Astonishingly, 1D stayed out of politics, mischief or major recrimination. As the country slowly imploded around them, these playful, pretty icons of hungry youth and ambition took a positive spin on wholesome Britishness to the world. Styles was 1D’s David Cassidy, their Donnie Osmond. He understood early on that because he had emerged from Saturday night, primetime TV, with a face the internet would do the hard marketing work with, he didn’t have to find an audience and persuade them of his charms, only to shape and expand his plentiful base.

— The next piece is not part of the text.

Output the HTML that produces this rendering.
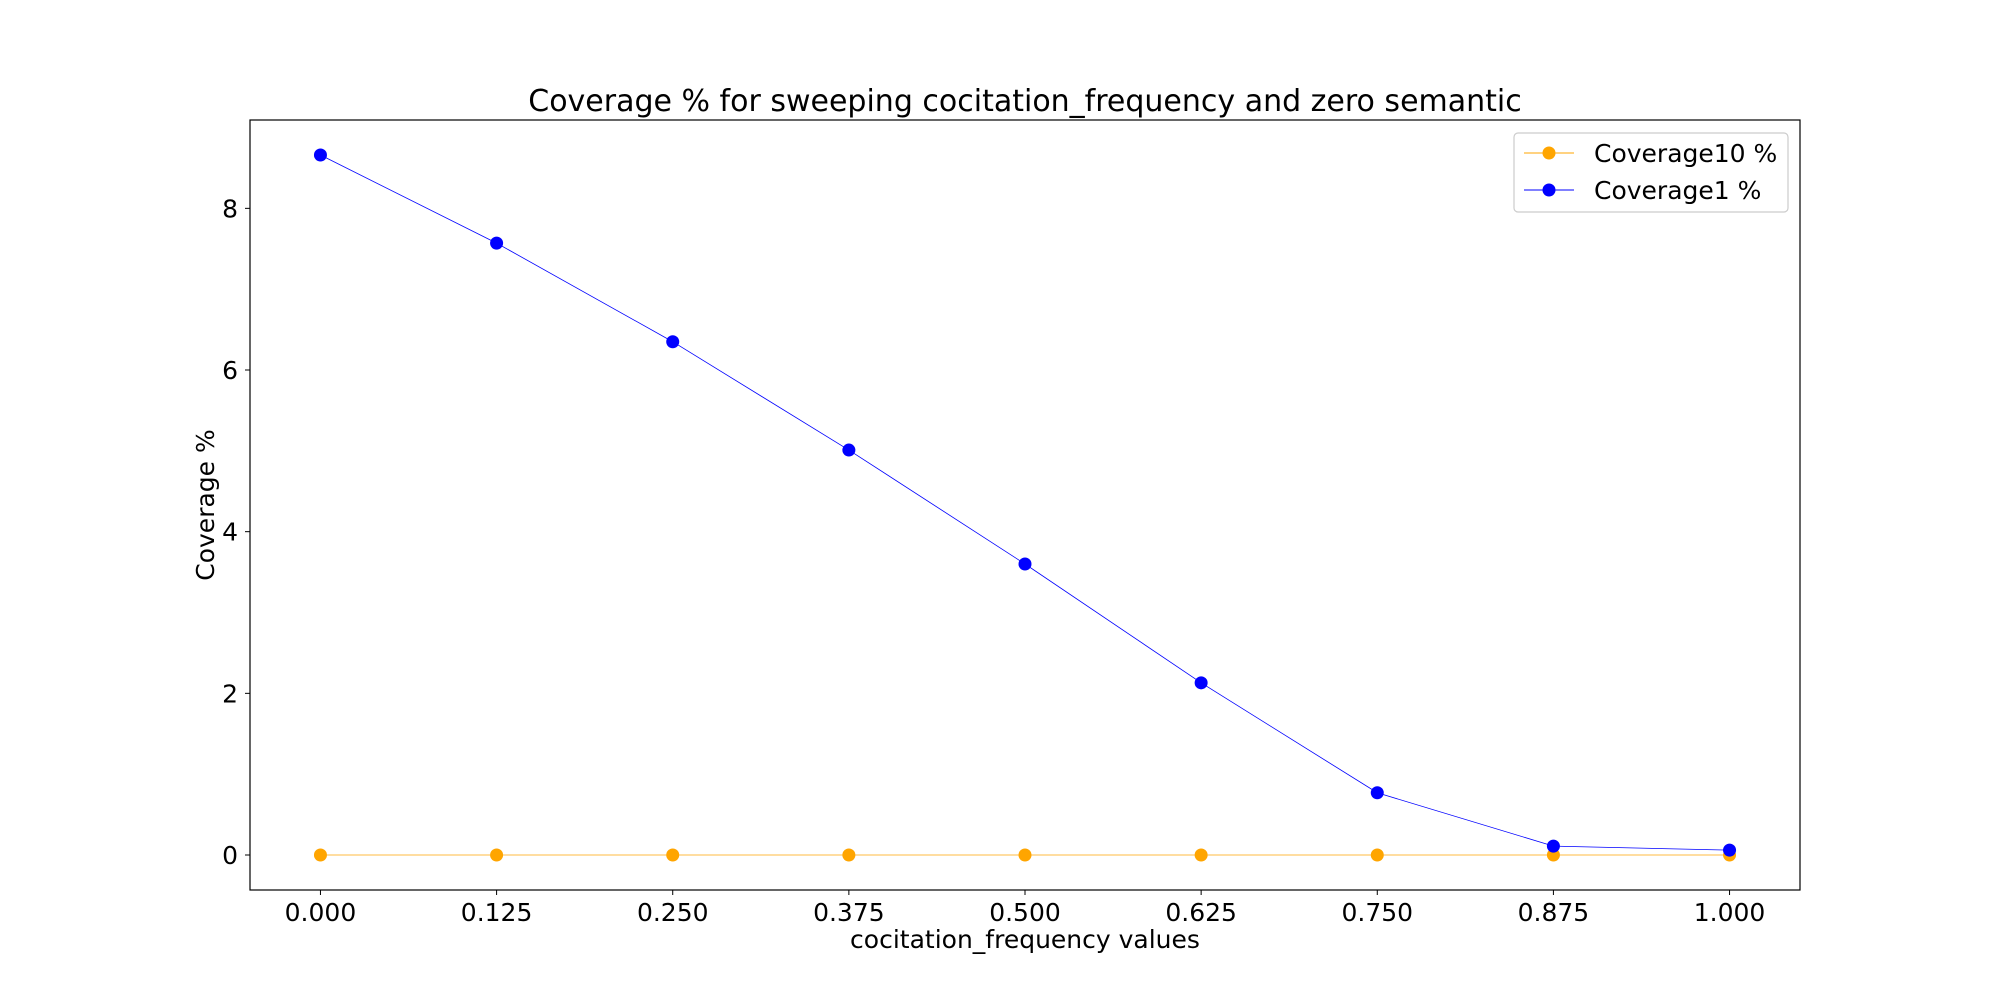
<!DOCTYPE html>
<html><head><meta charset="utf-8"><style>
body{margin:0;background:#fff}
svg{display:block;font-family:"DejaVu Sans","Liberation Sans",sans-serif}
</style></head><body>
<svg id="chart" width="2000" height="1000" xmlns="http://www.w3.org/2000/svg">
<rect width="2000" height="1000" fill="#fff"/>
<text x="1025" y="111" font-size="30" text-anchor="middle">Coverage % for sweeping cocitation_frequency and zero semantic</text>
<g id="plot"></g>
<rect x="250" y="120" width="1550" height="770" fill="none" stroke="#000" stroke-width="1.2"/>
<text x="1025" y="948" font-size="25" text-anchor="middle">cocitation_frequency values</text>
<text transform="translate(214,505) rotate(-90)" font-size="25" text-anchor="middle">Coverage %</text>
<g>
<rect x="1514" y="133" width="274" height="79" rx="4" fill="#fff" stroke="#ccc" stroke-width="1.2"/>
<line x1="1524" y1="153" x2="1574" y2="153" stroke="orange" stroke-width="1"/>
<circle cx="1549" cy="153" r="6.5" fill="orange"/>
<text x="1594" y="162" font-size="25">Coverage10 %</text>
<line x1="1524" y1="190" x2="1574" y2="190" stroke="blue" stroke-width="1"/>
<circle cx="1549" cy="190" r="6.5" fill="blue"/>
<text x="1594" y="199" font-size="25">Coverage1 %</text>
</g>
</svg>
<script>
const xValues=[0,0.125,0.25,0.375,0.5,0.625,0.75,0.875,1.0];
const coverage10=[0,0,0,0,0,0,0,0,0];
const coverage1=[8.66,7.57,6.35,5.01,3.60,2.13,0.77,0.11,0.06];
const xTicks=["0.000","0.125","0.250","0.375","0.500","0.625","0.750","0.875","1.000"];
const yTicks=[0,2,4,6,8];
const L=250,R=1800,T=120,B=890;
const xmin=-0.05,xmax=1.05;
const ymaxData=Math.max(...coverage1,...coverage10),yminData=Math.min(...coverage1,...coverage10);
const pad=(ymaxData-yminData)*0.05,ymin=yminData-pad,ymax=ymaxData+pad;
const sx=v=>L+(v-xmin)/(xmax-xmin)*(R-L);
const sy=v=>B-(v-ymin)/(ymax-ymin)*(B-T);
const NS="http://www.w3.org/2000/svg",g=document.getElementById('plot');
function mk(t,a){const e=document.createElementNS(NS,t);for(const k in a)e.setAttribute(k,a[k]);g.appendChild(e);return e;}
xTicks.forEach((lab,i)=>{const x=sx(xValues[i]);
 const l=mk('line',{x1:x,y1:B,x2:x,y2:B+5,stroke:'#000','stroke-width':1});
 
 
 const t=mk('text',{x:x,y:B+31,'font-size':25,'text-anchor':'middle'});t.textContent=lab;
 
 });
yTicks.forEach(v=>{const y=sy(v);
 const l=mk('line',{x1:L-5,y1:y,x2:L,y2:y,stroke:'#000','stroke-width':1});
 
 
 const t=mk('text',{x:L-12,y:y+9,'font-size':25,'text-anchor':'end'});t.textContent=v;
 
 });
function series(vals,color,name){
 const p=mk('polyline',{points:vals.map((v,i)=>sx(xValues[i])+','+sy(v)).join(' '),fill:'none',stroke:color,'stroke-width':0.8});
 
 
 vals.forEach((v,i)=>{const c=mk('circle',{cx:sx(xValues[i]),cy:sy(v),r:6.5,fill:color});
  
  });
}
series(coverage10,'orange','coverage10');
series(coverage1,'blue','coverage1');
</script>
</body></html>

As a performer, he is a bundle of generous, positive, slightly scrappy, even pleasingly amateurish energy. His great endearment is to appear in no way ruined or sullied by the pop machine, confidently floating above it, oblivious to what others are doing. Styles songs are neither destined nor designed to be venerated as all-time classics, bullet-proofing them from criticism. There is no search for profundity in the perfect glossy shimmer of Watermelon Sugar, As It Was or Music From A Sushi Restaurant. The restaurant in question could be Wagamama, where he came from, or Nobu, where he landed. He sings about sweetness, kindness, adoration. He loves a suggestive fruit metaphor for sex. A Harry Styles song is effervescent and lovely. It is constructed to remind you of a moment, or what it felt like to be alive in the 2020s, when he cut through the ballast of everyday turmoil to become king of the universe, simply by capturing his audience’s desires in a butterfly net.

A 1D affiliate once told me Harry watched Mick Jagger’s turn in Performance every night on the tour bus by way of education for his solo career. He has presented like a one-man Duran Duran, singing songs both crafted outside of, and authentic enough to define, fashion. Right from the start, he also had physical echoes of John Taylor, Duran Duran’s heartthrob bass player, whose first solo cover of the Eighties pop title, Smash Hits became the biggest-selling issue of the magazine. His music sounds expensive, svelte, well-intentioned and always prioritises physical pleasure over interior angst. Nobody wants to hear Harry Styles’ heartbreak record, making him a modern pop anomaly at the top tier.

While not quite religiously sticking to the Kate Moss ‘never complain, never explain’ mantra, Styles’ trajectory has proved a modern masterclass in being simultaneously ubiquitous and unknowable. He seems to do exactly the amount of personal publicity he desires, which isn’t much, giving away little personal detail when he does. At its most potent, fame is a blank, pretty canvas onto which we project our dreams. Standing together, collectively screaming at someone we love, for reasons which defy rational explanation is a primal urge. Styles feels both welcomed and humbled to become its most recognisable recipient. Nobody needed to reinvent the wheel with Harry, just to keep the engine purring, seasoning the journey with enough subtle gear changes to stealthily land him four nights at Wembley Stadium.

As a fashion plate, he is flawless, arriving into the public consciousness as a serious solo proposition at exactly the moment Alessandro Michele decided he wanted to bring the theatrical drama and inventiveness back to Gucci, anointing Styles the brand’s favourite patron saint. This mellifluous conjunction of brand and star elevated both. Styles always looks grateful to be there, if slightly dazzled by the clothes he’s wearing and the fuss that inevitably brings, without ever giving off the impression of being too grateful or unsure of himself to appear needy or desperate. He is disarmingly free of opinion and refreshingly good at being famous, quietly enjoying its spoils, rolling in its perks.

His artist’s positioning sits somewhere between thoughtfulness and tasteful, uncontroversial euphoria, never tipping an astutely aggregated balance, always casting a spell of immaculate ease with himself. In a pop landscape full of exposed flaws and open wounds, he represents a rare subset of personal contentment. In this respect, he might be the perfect pop star. For 90,000 screaming Harry Styles acolytes in London over the coming week, Wembley Stadium will prove the perfect backcloth to scream “thank you”, just for being him.